Mellon, a horseman, noted that Whitney rode to the hounds to hunt foxes and was a six-goal polo player.
Whitney's widow, Betsey Cushing Whitney, and her two daughters, Sara Wilford and Kate Whitney, walked through the exhibit before most of the guests came. John Rewald, who advised them on art for 35 years, credits Betsey Whitney with being moved to great passion for some paintings and great hatred for others.
She was the heroine last night because she finally agreed to this, the first exhibit of the major part of the collection. Whitney himself had always refused to show them all together. Mrs. Whitney has given eight of the 73 paintings in the exhibit to the National Gallery as well as others in the show to Yale University and the Museum of Modern Art in New York.
Whitney, though he'd take the shirt off his back for art, was not fond of taking his favorite paintings off his walls.
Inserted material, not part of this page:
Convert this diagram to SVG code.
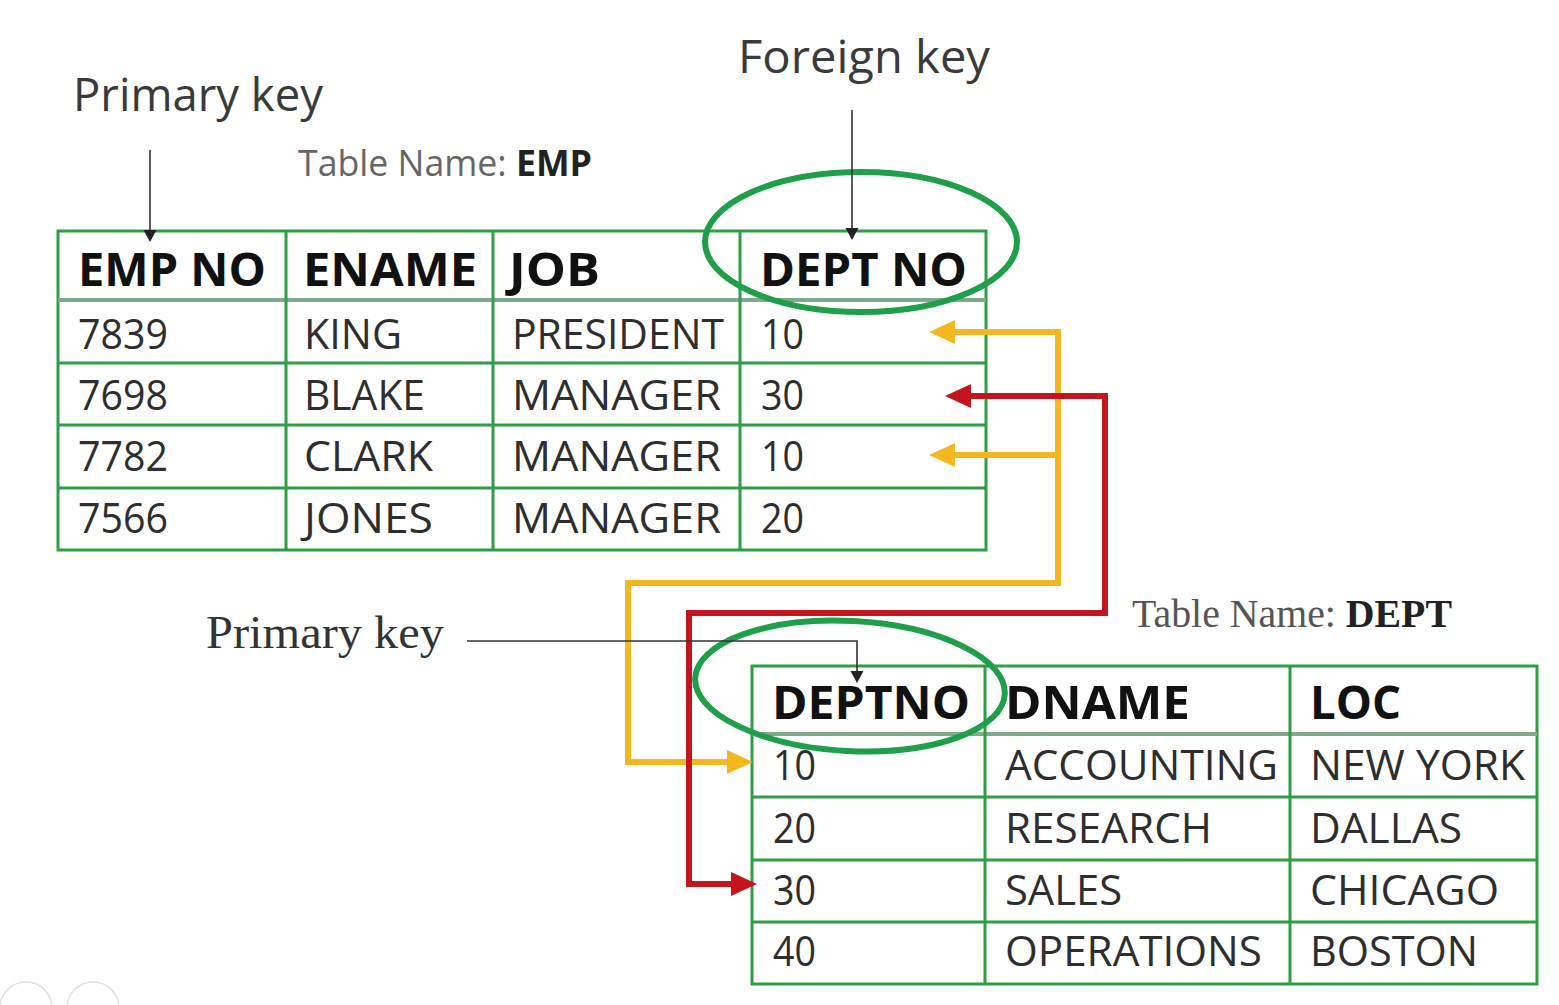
<svg xmlns="http://www.w3.org/2000/svg" width="1559" height="1005" viewBox="0 0 1559 1005">
<style>
.grid{stroke:#2f9e45;stroke-width:3;fill:none}
.hdrline{stroke:#7faa8a;stroke-width:4}
.hdr{font-family:"Open Sans","DejaVu Sans",sans-serif;font-weight:700;font-size:47px;fill:#111}
.cell{font-family:"Open Sans","DejaVu Sans",sans-serif;font-size:42px;fill:#2e2e2e}
.lbl{font-family:"Open Sans","DejaVu Sans",sans-serif;font-size:45px;fill:#3a3a3a}
.tn{font-family:"Open Sans","DejaVu Sans",sans-serif;font-size:36px;fill:#666}
.tns{font-family:"Liberation Serif","Times New Roman",serif;font-size:39px;fill:#555}
.lbls{font-family:"Liberation Serif","Times New Roman",serif;font-size:47px;fill:#333}
.b{font-weight:700;fill:#222}
.thin{stroke:#333;stroke-width:1.6;fill:none}
.yel{stroke:#f4b720;stroke-width:6;fill:none}
.red{stroke:#c4151c;stroke-width:6;fill:none}
.ell{stroke:#1ea04a;stroke-width:6;fill:none}
</style>
<defs>
<marker id="ahk" viewBox="0 -7 13 14" markerWidth="13" markerHeight="14" refX="0" refY="0" orient="auto" markerUnits="userSpaceOnUse"><path d="M0,-6.5 L12,0 L0,6.5 z" fill="#222"/></marker>
<marker id="ahy" viewBox="0 -13 27 26" markerWidth="27" markerHeight="26" refX="0" refY="0" orient="auto-start-reverse" markerUnits="userSpaceOnUse"><path d="M0,-12 L26,0 L0,12 z" fill="#f4b720"/></marker>
<marker id="ahr" viewBox="0 -13 27 26" markerWidth="27" markerHeight="26" refX="0" refY="0" orient="auto-start-reverse" markerUnits="userSpaceOnUse"><path d="M0,-12 L26,0 L0,12 z" fill="#c4151c"/></marker>
</defs>
<rect width="1559" height="1005" fill="#ffffff"/>

<g id="labels">
<text class="lbl" x="73" y="111" textLength="250" lengthAdjust="spacingAndGlyphs">Primary key</text>
<text class="lbl" x="738" y="73" textLength="252" lengthAdjust="spacingAndGlyphs">Foreign key</text>
<text class="tn" x="298" y="176" textLength="294" lengthAdjust="spacingAndGlyphs">Table Name: <tspan class="b">EMP</tspan></text>
<text class="lbls" x="206" y="648" textLength="238" lengthAdjust="spacingAndGlyphs">Primary key</text>
<text class="tns" x="1132" y="627" textLength="320" lengthAdjust="spacingAndGlyphs">Table Name: <tspan class="b">DEPT</tspan></text>
</g>

<g id="emp-table">
<rect class="grid" x="58" y="231" width="928" height="319"/>
<line class="hdrline" x1="58" y1="300" x2="986" y2="300"/>
<path class="grid" d="M58,363 H986 M58,425 H986 M58,488 H986 M286,231 V550 M493,231 V550 M740,231 V550"/>
<text class="hdr" x="78" y="286" textLength="188" lengthAdjust="spacingAndGlyphs">EMP NO</text>
<text class="hdr" x="303" y="286" textLength="174" lengthAdjust="spacingAndGlyphs">ENAME</text>
<text class="hdr" x="509" y="286" textLength="91" lengthAdjust="spacingAndGlyphs">JOB</text>
<text class="hdr" x="760" y="286" textLength="207" lengthAdjust="spacingAndGlyphs">DEPT NO</text>
<text class="cell" x="78" y="349" textLength="90" lengthAdjust="spacingAndGlyphs">7839</text>
<text class="cell" x="304" y="349" textLength="98" lengthAdjust="spacingAndGlyphs">KING</text>
<text class="cell" x="512" y="349" textLength="212" lengthAdjust="spacingAndGlyphs">PRESIDENT</text>
<text class="cell" x="761" y="349" textLength="43" lengthAdjust="spacingAndGlyphs">10</text>
<text class="cell" x="78" y="410" textLength="90" lengthAdjust="spacingAndGlyphs">7698</text>
<text class="cell" x="304" y="410" textLength="121" lengthAdjust="spacingAndGlyphs">BLAKE</text>
<text class="cell" x="512" y="410" textLength="209" lengthAdjust="spacingAndGlyphs">MANAGER</text>
<text class="cell" x="761" y="410" textLength="43" lengthAdjust="spacingAndGlyphs">30</text>
<text class="cell" x="78" y="471" textLength="90" lengthAdjust="spacingAndGlyphs">7782</text>
<text class="cell" x="304" y="471" textLength="129" lengthAdjust="spacingAndGlyphs">CLARK</text>
<text class="cell" x="512" y="471" textLength="209" lengthAdjust="spacingAndGlyphs">MANAGER</text>
<text class="cell" x="761" y="471" textLength="43" lengthAdjust="spacingAndGlyphs">10</text>
<text class="cell" x="78" y="533" textLength="90" lengthAdjust="spacingAndGlyphs">7566</text>
<text class="cell" x="304" y="533" textLength="129" lengthAdjust="spacingAndGlyphs">JONES</text>
<text class="cell" x="512" y="533" textLength="209" lengthAdjust="spacingAndGlyphs">MANAGER</text>
<text class="cell" x="761" y="533" textLength="43" lengthAdjust="spacingAndGlyphs">20</text>
</g>

<g id="dept-table">
<rect class="grid" x="752" y="666" width="785" height="318"/>
<line class="hdrline" x1="752" y1="734" x2="1537" y2="734"/>
<path class="grid" d="M752,797 H1537 M752,860 H1537 M752,922 H1537 M985,666 V984 M1290,666 V984"/>
<text class="hdr" x="772" y="719" textLength="198" lengthAdjust="spacingAndGlyphs">DEPTNO</text>
<text class="hdr" x="1005" y="719" textLength="185" lengthAdjust="spacingAndGlyphs">DNAME</text>
<text class="hdr" x="1310" y="719" textLength="91" lengthAdjust="spacingAndGlyphs">LOC</text>
<text class="cell" x="773" y="780" textLength="43" lengthAdjust="spacingAndGlyphs">10</text>
<text class="cell" x="1005" y="780" textLength="273" lengthAdjust="spacingAndGlyphs">ACCOUNTING</text>
<text class="cell" x="1310" y="780" textLength="215" lengthAdjust="spacingAndGlyphs">NEW YORK</text>
<text class="cell" x="773" y="843" textLength="43" lengthAdjust="spacingAndGlyphs">20</text>
<text class="cell" x="1005" y="843" textLength="207" lengthAdjust="spacingAndGlyphs">RESEARCH</text>
<text class="cell" x="1310" y="843" textLength="152" lengthAdjust="spacingAndGlyphs">DALLAS</text>
<text class="cell" x="773" y="905" textLength="43" lengthAdjust="spacingAndGlyphs">30</text>
<text class="cell" x="1005" y="905" textLength="117" lengthAdjust="spacingAndGlyphs">SALES</text>
<text class="cell" x="1310" y="905" textLength="189" lengthAdjust="spacingAndGlyphs">CHICAGO</text>
<text class="cell" x="773" y="966" textLength="43" lengthAdjust="spacingAndGlyphs">40</text>
<text class="cell" x="1005" y="966" textLength="257" lengthAdjust="spacingAndGlyphs">OPERATIONS</text>
<text class="cell" x="1310" y="966" textLength="168" lengthAdjust="spacingAndGlyphs">BOSTON</text>
</g>

<g id="connectors">
<path class="yel" d="M955,332 H1058 V583 H628 V762 H727" marker-start="url(#ahy)" marker-end="url(#ahy)"/>
<path class="yel" d="M1058,455 H955" marker-end="url(#ahy)"/>
<path class="red" d="M971,396 H1105 V613 H689 V884 H731" marker-start="url(#ahr)" marker-end="url(#ahr)"/>
<ellipse id="fk-circle" class="ell" cx="861" cy="242" rx="156" ry="70"/>
<ellipse id="pk-circle" class="ell" cx="850" cy="686" rx="155" ry="65" transform="rotate(3 850 686)"/>
<path class="thin" d="M150,150 V230" marker-end="url(#ahk)"/>
<path class="thin" d="M852,110 V228" marker-end="url(#ahk)"/>
<path class="thin" d="M467,641 H857 V671" marker-end="url(#ahk)"/>
</g>

<g id="player-controls" fill="none" stroke="#e2e2e2" stroke-width="1.5">
<circle cx="26" cy="1008" r="26"/>
<circle cx="93" cy="1008" r="26"/>
</g>
</svg>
As Rewald, the exhibit curator, explained earlier, the Whitneys collected for their private delight: "You could be their guest in Long Island or Manhattan and still not see some of their most important paintings."
The great Picassos, which were owned early on by Gertrude Stein, were hung in Whitney's Manhattan bedroom. Rewald noted that on their 500-acre estate in Long Island, they had an indoor swimming pool with sporting prints decorating the walls of the room.
"I do miss having the paintings on my walls at home," Betsey Whitney said.
Laura Haddad, Ellen, Peter and Chris di'Bonaventura and four other grandchildren went through the show, playing a game of trying to remember which room in which house each painting had hung. The evening was a reunion for people who had known Jock Whitney best, including doctors, lawyers, the family's servants and many old friends.
In the great hall of the East Building, under large trees whose twinkling lights made a Milky Way of the dark reaches of the cavernous space, some 220 guests representing the great collectors and collections dined. Pamela Brown, wife of the director, had spent the afternoon arranging the floral centerpieces in carefully casual arrangements.
The dinner guests found the 19th- and 20th-century paintings--all of them in frames which would be handsome even if they were empty--easy to like: beautiful bouquets, well-behaved children, interesting men and women and intricate cubistic constructions. As Mellon put it: "The quality is high."
Whitney's sporting interests were reflected in some of the paintings: seven, including several by Degas, were of horses; 18 paintings, some by Whistler, Eakins and Matisse, were of boats.
The masterpieces, though rare and profound, were so delightful that some guests, previewing the show before the elaborate dinner, felt as though the dessert and champagne had been served first.